■ Task objective:
Your copy of the material must match it exactly, except that pictures are dropped.

'''

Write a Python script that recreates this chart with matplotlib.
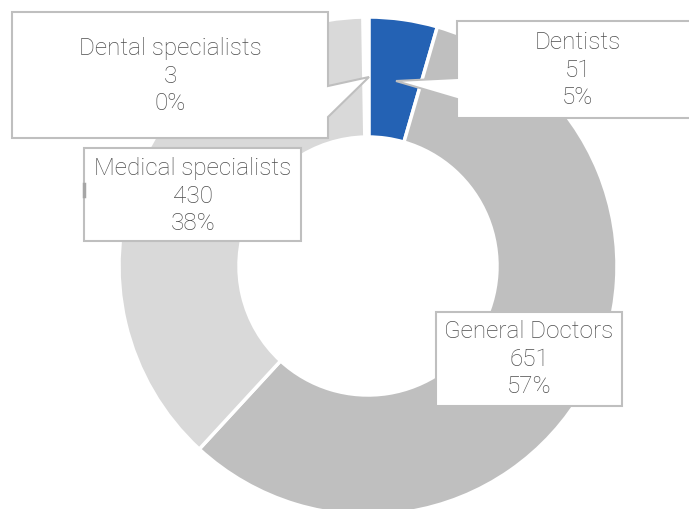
import matplotlib.pyplot as plt
from matplotlib.patches import Polygon

plt.rcParams['font.family'] = ['Roboto', 'DejaVu Sans']

categories = ['Dentists', 'General Doctors', 'Medical specialists', 'Dental specialists']
counts = [51, 651, 430, 3]
pct_labels = ['5%', '57%', '38%', '0%']
colors = ['#2462B4', '#BFBFBF', '#D9D9D9', '#D9D9D9']

W, H = 689, 509


def py(y):
    # picture rows go downwards, axes go upwards
    return H - y


fig = plt.figure(figsize=(W / 100, H / 100), dpi=100)
ax = fig.add_axes([0, 0, 1, 1])

wedges, _ = ax.pie(counts, colors=colors, startangle=90, counterclock=False,
                   center=(368, py(266)), radius=249, frame=True,
                   wedgeprops=dict(width=120, edgecolor='white', linewidth=2.5))
# the tiny slice is almost all white edge in the original
wedges[3].set_linewidth(4)
ax.set_xlim(0, W)
ax.set_ylim(0, H)
ax.set_aspect('equal')
ax.axis('off')

edge = '#BFBFBF'
txt = '#4D4D4D'

# label boxes (callout outlines in picture pixels)
boxes = {
    'Dental specialists': [(12, 12), (328, 12), (328, 86), (369, 77), (328, 117),
                           (328, 138), (12, 138)],
    'Dentists': [(457, 21), (700, 21), (700, 118), (457, 118), (457, 99),
                 (396, 81), (457, 78)],
    'Medical specialists': [(84, 148), (301, 148), (301, 241), (84, 241)],
    'General Doctors': [(436, 312), (622, 312), (622, 406), (436, 406)],
}
centers = {
    'Dental specialists': (170, 76),
    'Dentists': (578, 70),
    'Medical specialists': (193, 196),
    'General Doctors': (529, 359),
}

for name, n, p in zip(categories, counts, pct_labels):
    pts = [(x, py(y)) for x, y in boxes[name]]
    ax.add_patch(Polygon(pts, closed=True, facecolor='white', edgecolor=edge,
                         linewidth=1.5, zorder=3))
    cx, cy = centers[name]
    ax.text(cx, py(cy), f'{name}\n{n}\n{p}', ha='center', va='center',
            fontsize=17.5, fontweight='light', color=txt, linespacing=1.24,
            zorder=4)

# small leader stub on the medical specialists box
ax.plot([84, 84], [py(184), py(196)], color='#A6A6A6', lw=2.5, zorder=4)

fig.savefig('out.png', dpi=100)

'''

■ Result of the exercise:
Write a Python script that recreates this chart with matplotlib.
import matplotlib.pyplot as plt
from matplotlib.patches import Polygon

plt.rcParams['font.family'] = ['Roboto', 'DejaVu Sans']

categories = ['Dentists', 'General Doctors', 'Medical specialists', 'Dental specialists']
counts = [51, 651, 430, 3]
pct_labels = ['5%', '57%', '38%', '0%']
colors = ['#2462B4', '#BFBFBF', '#D9D9D9', '#D9D9D9']

W, H = 689, 509


def py(y):
    # picture rows go downwards, axes go upwards
    return H - y


fig = plt.figure(figsize=(W / 100, H / 100), dpi=100)
ax = fig.add_axes([0, 0, 1, 1])

wedges, _ = ax.pie(counts, colors=colors, startangle=90, counterclock=False,
                   center=(368, py(266)), radius=249, frame=True,
                   wedgeprops=dict(width=120, edgecolor='white', linewidth=2.5))
# the tiny slice is almost all white edge in the original
wedges[3].set_linewidth(4)
ax.set_xlim(0, W)
ax.set_ylim(0, H)
ax.set_aspect('equal')
ax.axis('off')

edge = '#BFBFBF'
txt = '#4D4D4D'

# label boxes (callout outlines in picture pixels)
boxes = {
    'Dental specialists': [(12, 12), (328, 12), (328, 86), (369, 77), (328, 117),
                           (328, 138), (12, 138)],
    'Dentists': [(457, 21), (700, 21), (700, 118), (457, 118), (457, 99),
                 (396, 81), (457, 78)],
    'Medical specialists': [(84, 148), (301, 148), (301, 241), (84, 241)],
    'General Doctors': [(436, 312), (622, 312), (622, 406), (436, 406)],
}
centers = {
    'Dental specialists': (170, 76),
    'Dentists': (578, 70),
    'Medical specialists': (193, 196),
    'General Doctors': (529, 359),
}

for name, n, p in zip(categories, counts, pct_labels):
    pts = [(x, py(y)) for x, y in boxes[name]]
    ax.add_patch(Polygon(pts, closed=True, facecolor='white', edgecolor=edge,
                         linewidth=1.5, zorder=3))
    cx, cy = centers[name]
    ax.text(cx, py(cy), f'{name}\n{n}\n{p}', ha='center', va='center',
            fontsize=17.5, fontweight='light', color=txt, linespacing=1.24,
            zorder=4)

# small leader stub on the medical specialists box
ax.plot([84, 84], [py(184), py(196)], color='#A6A6A6', lw=2.5, zorder=4)

fig.savefig('out.png', dpi=100)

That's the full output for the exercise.